- Provided material
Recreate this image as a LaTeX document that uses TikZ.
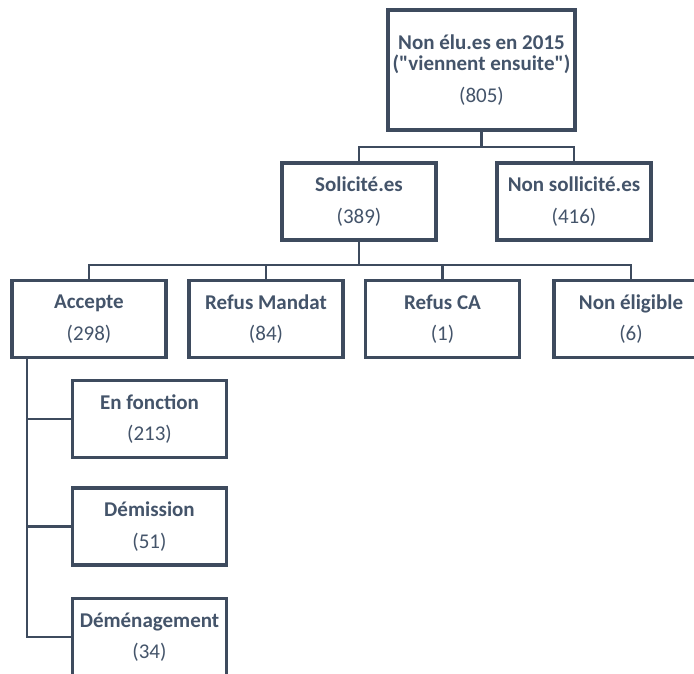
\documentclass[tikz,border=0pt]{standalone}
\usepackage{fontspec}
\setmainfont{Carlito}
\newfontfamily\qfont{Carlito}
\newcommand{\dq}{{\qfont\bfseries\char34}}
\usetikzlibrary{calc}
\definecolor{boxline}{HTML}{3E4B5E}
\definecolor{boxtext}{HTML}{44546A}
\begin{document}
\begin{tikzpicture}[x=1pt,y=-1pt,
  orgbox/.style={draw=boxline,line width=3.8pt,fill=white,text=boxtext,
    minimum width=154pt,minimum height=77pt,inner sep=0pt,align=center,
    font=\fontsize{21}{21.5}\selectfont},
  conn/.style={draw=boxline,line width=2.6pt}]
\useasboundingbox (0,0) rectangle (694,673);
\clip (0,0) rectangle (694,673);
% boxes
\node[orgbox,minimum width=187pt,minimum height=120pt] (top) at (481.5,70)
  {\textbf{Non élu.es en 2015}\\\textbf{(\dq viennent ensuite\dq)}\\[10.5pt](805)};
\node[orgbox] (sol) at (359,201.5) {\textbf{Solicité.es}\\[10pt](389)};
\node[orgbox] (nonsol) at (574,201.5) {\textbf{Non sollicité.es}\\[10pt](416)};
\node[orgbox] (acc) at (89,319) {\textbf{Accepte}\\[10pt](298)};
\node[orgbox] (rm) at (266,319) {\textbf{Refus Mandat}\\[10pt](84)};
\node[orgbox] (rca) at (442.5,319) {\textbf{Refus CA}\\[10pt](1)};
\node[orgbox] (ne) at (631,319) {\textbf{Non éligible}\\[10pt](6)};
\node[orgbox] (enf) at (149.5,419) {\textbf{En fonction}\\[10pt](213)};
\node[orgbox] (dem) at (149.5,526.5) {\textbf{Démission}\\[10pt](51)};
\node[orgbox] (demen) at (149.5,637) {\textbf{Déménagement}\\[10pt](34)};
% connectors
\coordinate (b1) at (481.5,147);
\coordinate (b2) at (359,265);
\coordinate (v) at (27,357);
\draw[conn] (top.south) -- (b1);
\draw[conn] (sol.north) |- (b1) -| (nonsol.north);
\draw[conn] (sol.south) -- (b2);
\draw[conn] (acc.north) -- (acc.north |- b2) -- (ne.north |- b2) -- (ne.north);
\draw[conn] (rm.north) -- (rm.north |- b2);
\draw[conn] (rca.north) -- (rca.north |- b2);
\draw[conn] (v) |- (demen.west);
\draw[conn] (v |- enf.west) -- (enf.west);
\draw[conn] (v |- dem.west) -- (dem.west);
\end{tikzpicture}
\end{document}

- Work instructions
Pictures are excluded; output everything else in the data verbatim.

- Written response
Recreate this image as a LaTeX document that uses TikZ.
\documentclass[tikz,border=0pt]{standalone}
\usepackage{fontspec}
\setmainfont{Carlito}
\newfontfamily\qfont{Carlito}
\newcommand{\dq}{{\qfont\bfseries\char34}}
\usetikzlibrary{calc}
\definecolor{boxline}{HTML}{3E4B5E}
\definecolor{boxtext}{HTML}{44546A}
\begin{document}
\begin{tikzpicture}[x=1pt,y=-1pt,
  orgbox/.style={draw=boxline,line width=3.8pt,fill=white,text=boxtext,
    minimum width=154pt,minimum height=77pt,inner sep=0pt,align=center,
    font=\fontsize{21}{21.5}\selectfont},
  conn/.style={draw=boxline,line width=2.6pt}]
\useasboundingbox (0,0) rectangle (694,673);
\clip (0,0) rectangle (694,673);
% boxes
\node[orgbox,minimum width=187pt,minimum height=120pt] (top) at (481.5,70)
  {\textbf{Non élu.es en 2015}\\\textbf{(\dq viennent ensuite\dq)}\\[10.5pt](805)};
\node[orgbox] (sol) at (359,201.5) {\textbf{Solicité.es}\\[10pt](389)};
\node[orgbox] (nonsol) at (574,201.5) {\textbf{Non sollicité.es}\\[10pt](416)};
\node[orgbox] (acc) at (89,319) {\textbf{Accepte}\\[10pt](298)};
\node[orgbox] (rm) at (266,319) {\textbf{Refus Mandat}\\[10pt](84)};
\node[orgbox] (rca) at (442.5,319) {\textbf{Refus CA}\\[10pt](1)};
\node[orgbox] (ne) at (631,319) {\textbf{Non éligible}\\[10pt](6)};
\node[orgbox] (enf) at (149.5,419) {\textbf{En fonction}\\[10pt](213)};
\node[orgbox] (dem) at (149.5,526.5) {\textbf{Démission}\\[10pt](51)};
\node[orgbox] (demen) at (149.5,637) {\textbf{Déménagement}\\[10pt](34)};
% connectors
\coordinate (b1) at (481.5,147);
\coordinate (b2) at (359,265);
\coordinate (v) at (27,357);
\draw[conn] (top.south) -- (b1);
\draw[conn] (sol.north) |- (b1) -| (nonsol.north);
\draw[conn] (sol.south) -- (b2);
\draw[conn] (acc.north) -- (acc.north |- b2) -- (ne.north |- b2) -- (ne.north);
\draw[conn] (rm.north) -- (rm.north |- b2);
\draw[conn] (rca.north) -- (rca.north |- b2);
\draw[conn] (v) |- (demen.west);
\draw[conn] (v |- enf.west) -- (enf.west);
\draw[conn] (v |- dem.west) -- (dem.west);
\end{tikzpicture}
\end{document}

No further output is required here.